The task
Using the entries that follow, collect the lines where the word "this" appears.

Material supplied
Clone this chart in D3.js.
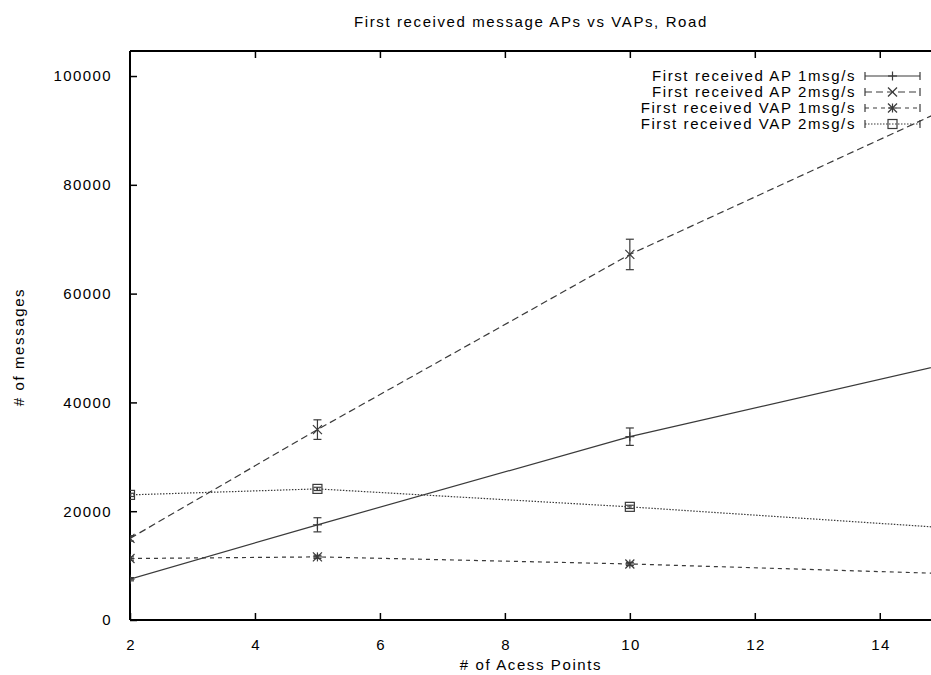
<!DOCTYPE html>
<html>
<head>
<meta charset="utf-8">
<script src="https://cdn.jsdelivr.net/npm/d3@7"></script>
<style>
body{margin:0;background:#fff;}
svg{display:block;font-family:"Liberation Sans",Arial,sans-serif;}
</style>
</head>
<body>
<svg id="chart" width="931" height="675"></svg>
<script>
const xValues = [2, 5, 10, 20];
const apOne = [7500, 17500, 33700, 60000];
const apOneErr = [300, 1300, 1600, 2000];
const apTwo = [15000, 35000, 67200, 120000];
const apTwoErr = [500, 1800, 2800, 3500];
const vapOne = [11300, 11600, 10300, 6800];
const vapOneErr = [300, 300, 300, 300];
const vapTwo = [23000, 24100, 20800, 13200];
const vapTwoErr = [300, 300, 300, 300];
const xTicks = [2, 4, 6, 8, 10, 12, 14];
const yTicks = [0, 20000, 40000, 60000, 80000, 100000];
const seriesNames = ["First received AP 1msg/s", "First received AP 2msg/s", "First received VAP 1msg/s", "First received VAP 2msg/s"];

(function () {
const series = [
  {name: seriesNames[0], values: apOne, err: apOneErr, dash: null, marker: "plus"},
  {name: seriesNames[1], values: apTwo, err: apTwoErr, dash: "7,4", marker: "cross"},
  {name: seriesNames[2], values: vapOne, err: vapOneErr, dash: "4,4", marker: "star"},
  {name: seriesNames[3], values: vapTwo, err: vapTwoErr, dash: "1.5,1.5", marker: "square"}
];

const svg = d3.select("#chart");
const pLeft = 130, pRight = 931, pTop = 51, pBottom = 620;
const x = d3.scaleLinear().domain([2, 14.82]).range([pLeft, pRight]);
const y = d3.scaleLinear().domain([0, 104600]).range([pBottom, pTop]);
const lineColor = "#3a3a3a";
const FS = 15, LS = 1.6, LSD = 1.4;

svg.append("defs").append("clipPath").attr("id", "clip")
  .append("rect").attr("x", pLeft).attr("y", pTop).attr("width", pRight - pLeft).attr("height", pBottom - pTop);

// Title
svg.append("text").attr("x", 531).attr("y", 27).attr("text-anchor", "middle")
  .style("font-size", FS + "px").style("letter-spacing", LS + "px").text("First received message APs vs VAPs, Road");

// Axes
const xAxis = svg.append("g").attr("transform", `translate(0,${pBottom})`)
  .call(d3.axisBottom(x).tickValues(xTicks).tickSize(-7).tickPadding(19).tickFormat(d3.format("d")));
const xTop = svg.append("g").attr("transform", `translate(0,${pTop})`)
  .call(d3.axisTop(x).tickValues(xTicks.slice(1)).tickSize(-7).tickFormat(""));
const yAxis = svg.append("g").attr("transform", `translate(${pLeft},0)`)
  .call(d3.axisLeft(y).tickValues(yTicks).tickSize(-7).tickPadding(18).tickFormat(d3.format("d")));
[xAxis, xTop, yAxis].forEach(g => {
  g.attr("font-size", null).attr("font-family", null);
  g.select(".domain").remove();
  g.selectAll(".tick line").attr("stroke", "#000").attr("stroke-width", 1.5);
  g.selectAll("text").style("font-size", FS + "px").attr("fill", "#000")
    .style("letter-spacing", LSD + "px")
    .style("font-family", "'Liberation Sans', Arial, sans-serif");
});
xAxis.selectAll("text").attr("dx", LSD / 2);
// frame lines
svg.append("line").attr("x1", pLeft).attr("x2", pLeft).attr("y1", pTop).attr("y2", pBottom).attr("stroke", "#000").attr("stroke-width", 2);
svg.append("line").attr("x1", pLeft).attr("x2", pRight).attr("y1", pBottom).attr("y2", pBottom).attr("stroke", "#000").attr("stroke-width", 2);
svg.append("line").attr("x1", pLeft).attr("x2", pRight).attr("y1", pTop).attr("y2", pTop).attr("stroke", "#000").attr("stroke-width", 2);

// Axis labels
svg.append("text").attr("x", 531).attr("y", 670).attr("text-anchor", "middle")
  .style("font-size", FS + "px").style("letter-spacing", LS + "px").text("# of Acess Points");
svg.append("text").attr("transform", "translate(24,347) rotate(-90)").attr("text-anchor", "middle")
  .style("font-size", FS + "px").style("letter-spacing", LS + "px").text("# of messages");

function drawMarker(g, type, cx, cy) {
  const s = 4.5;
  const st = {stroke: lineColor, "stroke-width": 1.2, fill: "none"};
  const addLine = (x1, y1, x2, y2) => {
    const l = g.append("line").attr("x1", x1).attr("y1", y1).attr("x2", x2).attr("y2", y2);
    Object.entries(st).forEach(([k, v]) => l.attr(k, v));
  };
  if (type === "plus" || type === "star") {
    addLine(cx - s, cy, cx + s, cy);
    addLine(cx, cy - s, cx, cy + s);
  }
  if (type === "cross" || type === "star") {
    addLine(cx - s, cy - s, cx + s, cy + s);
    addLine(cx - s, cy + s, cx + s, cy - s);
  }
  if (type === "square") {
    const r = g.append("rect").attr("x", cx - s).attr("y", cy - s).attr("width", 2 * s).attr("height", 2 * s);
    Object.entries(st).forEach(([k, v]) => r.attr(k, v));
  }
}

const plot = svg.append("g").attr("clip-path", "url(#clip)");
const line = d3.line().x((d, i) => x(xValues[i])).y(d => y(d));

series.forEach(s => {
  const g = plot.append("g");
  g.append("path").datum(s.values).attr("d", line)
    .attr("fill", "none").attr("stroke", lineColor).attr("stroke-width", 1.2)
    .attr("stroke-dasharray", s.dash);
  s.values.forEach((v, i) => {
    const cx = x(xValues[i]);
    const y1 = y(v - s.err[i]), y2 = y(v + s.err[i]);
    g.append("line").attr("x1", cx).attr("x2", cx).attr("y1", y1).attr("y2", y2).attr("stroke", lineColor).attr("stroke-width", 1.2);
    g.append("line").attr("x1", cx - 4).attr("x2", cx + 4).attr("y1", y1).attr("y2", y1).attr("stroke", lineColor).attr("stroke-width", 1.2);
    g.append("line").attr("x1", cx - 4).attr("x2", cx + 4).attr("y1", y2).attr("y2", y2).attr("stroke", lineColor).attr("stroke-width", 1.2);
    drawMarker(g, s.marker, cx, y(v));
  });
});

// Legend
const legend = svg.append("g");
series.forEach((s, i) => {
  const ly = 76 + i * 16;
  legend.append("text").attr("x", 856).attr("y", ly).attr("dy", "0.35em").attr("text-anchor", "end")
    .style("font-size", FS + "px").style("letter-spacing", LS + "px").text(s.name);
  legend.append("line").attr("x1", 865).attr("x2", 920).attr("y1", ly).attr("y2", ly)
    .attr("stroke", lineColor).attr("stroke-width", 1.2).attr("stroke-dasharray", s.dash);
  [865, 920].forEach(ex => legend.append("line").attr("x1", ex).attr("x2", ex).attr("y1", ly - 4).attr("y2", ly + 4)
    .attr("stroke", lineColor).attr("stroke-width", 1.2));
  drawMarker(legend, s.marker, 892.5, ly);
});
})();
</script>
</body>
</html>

* * *

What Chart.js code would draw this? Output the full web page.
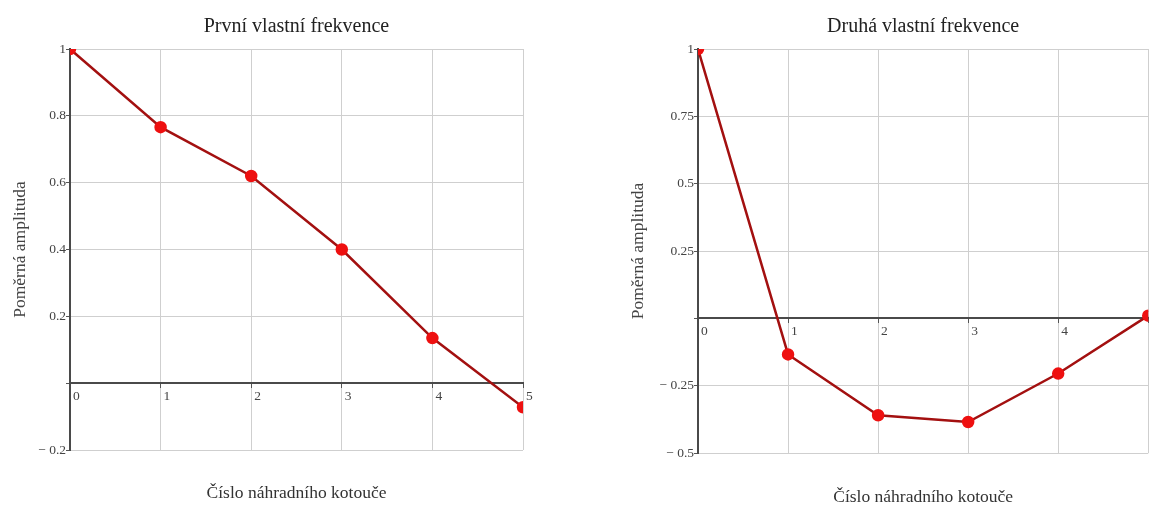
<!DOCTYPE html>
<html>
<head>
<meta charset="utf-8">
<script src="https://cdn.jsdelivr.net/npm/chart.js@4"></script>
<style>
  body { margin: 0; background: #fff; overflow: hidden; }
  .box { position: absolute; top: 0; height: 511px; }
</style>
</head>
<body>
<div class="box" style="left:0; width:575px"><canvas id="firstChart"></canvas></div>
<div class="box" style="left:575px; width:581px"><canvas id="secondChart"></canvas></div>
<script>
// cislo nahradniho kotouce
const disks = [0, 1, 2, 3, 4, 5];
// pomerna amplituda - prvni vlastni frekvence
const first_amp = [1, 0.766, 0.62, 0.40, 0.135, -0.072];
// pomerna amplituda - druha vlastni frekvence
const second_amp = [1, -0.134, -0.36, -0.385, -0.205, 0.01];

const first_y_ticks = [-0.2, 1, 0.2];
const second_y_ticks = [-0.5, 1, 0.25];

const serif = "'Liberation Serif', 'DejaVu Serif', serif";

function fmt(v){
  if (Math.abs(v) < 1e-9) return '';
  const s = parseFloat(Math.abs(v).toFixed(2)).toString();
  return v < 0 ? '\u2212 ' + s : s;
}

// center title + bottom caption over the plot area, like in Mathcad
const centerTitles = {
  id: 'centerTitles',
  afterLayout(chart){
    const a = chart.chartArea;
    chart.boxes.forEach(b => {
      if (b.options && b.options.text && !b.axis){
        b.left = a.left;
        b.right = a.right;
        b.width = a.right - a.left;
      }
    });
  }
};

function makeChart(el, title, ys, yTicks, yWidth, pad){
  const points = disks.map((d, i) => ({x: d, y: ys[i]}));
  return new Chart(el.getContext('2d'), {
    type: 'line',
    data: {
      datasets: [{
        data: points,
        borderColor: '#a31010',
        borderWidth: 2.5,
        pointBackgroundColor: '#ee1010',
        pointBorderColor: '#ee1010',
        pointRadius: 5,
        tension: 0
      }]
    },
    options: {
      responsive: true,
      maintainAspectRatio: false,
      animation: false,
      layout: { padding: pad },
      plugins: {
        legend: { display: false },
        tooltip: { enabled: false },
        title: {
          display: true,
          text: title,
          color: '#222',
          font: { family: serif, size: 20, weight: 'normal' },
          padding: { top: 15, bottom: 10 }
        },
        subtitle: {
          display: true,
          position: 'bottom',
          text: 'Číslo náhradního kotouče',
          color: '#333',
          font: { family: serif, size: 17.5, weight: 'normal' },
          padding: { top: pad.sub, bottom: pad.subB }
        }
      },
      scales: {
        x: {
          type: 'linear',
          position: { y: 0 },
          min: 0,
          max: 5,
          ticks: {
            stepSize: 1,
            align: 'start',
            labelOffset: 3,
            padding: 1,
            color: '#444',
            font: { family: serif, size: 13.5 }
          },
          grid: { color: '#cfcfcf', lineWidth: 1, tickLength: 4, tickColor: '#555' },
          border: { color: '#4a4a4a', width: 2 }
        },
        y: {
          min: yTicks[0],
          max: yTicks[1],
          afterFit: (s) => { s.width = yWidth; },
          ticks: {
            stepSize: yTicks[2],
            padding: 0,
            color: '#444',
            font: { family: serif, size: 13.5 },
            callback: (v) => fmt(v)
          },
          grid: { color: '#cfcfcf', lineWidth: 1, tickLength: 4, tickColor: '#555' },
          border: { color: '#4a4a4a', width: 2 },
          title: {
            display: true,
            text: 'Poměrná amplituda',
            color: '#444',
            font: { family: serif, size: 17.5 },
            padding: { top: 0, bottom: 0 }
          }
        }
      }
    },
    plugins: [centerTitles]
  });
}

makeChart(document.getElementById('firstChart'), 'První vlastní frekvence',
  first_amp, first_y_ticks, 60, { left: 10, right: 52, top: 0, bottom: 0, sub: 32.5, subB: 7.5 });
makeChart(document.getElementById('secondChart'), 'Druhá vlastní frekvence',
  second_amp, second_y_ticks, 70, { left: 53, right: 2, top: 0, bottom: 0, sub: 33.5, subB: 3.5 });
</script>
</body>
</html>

---

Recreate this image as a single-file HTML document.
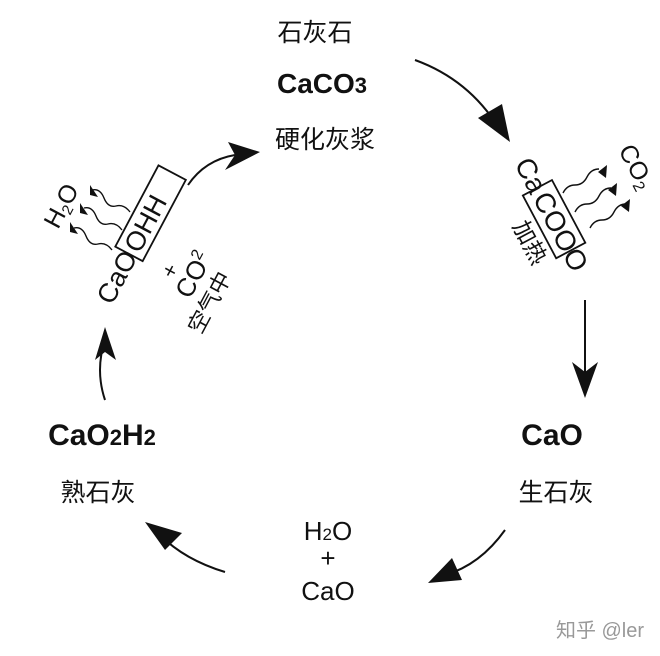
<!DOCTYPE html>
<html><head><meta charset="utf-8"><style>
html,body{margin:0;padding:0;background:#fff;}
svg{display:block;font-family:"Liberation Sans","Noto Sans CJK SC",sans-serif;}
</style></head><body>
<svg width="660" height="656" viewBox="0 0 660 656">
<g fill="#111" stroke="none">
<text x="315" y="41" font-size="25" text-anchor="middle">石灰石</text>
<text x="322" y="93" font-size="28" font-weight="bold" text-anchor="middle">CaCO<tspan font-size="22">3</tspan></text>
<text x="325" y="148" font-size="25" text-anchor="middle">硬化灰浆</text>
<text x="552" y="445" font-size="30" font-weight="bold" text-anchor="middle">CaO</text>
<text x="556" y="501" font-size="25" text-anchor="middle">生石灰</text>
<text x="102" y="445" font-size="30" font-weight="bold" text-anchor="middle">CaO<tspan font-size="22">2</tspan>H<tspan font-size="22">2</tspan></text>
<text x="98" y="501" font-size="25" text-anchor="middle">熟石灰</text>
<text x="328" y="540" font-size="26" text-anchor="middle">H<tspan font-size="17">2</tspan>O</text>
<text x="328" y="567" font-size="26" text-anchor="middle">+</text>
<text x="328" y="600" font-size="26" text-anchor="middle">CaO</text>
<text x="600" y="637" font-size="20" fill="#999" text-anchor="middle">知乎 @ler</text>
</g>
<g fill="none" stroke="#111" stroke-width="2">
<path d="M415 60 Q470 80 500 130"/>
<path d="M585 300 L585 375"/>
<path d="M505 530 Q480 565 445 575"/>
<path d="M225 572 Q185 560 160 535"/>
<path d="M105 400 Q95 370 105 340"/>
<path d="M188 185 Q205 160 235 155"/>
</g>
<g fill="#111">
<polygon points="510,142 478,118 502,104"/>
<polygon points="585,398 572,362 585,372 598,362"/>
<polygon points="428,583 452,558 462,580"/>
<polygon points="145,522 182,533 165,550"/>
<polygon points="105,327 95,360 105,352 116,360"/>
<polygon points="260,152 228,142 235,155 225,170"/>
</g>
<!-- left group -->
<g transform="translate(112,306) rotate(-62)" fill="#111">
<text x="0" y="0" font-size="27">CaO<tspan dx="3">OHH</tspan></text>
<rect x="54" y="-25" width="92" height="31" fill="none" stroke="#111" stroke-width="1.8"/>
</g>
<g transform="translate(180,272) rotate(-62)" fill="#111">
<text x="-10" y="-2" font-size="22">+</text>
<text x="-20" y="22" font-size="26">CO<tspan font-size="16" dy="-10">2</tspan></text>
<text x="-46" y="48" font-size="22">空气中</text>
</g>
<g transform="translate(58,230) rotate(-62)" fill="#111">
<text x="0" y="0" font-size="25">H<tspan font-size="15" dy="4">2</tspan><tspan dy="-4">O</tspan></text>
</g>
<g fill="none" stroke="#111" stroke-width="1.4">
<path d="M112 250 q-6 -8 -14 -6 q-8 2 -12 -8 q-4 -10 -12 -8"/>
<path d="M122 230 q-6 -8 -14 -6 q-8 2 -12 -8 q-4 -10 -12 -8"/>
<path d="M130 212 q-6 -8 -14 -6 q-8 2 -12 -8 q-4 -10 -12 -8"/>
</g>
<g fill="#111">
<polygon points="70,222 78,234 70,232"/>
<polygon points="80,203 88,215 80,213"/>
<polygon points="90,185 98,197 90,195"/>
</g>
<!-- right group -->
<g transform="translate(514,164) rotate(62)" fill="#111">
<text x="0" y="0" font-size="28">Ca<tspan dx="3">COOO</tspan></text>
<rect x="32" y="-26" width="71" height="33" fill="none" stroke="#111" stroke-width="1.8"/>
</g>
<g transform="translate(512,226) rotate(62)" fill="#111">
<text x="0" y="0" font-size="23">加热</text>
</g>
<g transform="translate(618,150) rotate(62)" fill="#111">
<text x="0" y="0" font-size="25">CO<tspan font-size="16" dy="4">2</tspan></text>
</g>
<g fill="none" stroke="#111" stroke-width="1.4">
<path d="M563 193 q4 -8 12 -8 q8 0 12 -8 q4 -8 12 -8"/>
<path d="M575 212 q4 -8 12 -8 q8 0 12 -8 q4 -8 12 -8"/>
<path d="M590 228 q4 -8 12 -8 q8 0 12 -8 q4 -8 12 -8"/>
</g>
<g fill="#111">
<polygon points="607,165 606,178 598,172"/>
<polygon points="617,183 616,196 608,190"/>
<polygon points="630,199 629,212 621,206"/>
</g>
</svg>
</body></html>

Finished answer
Clone this chart in D3.js.
What Chart.js code would draw this? Output the full web page.
Recreate this image as a single-file HTML document.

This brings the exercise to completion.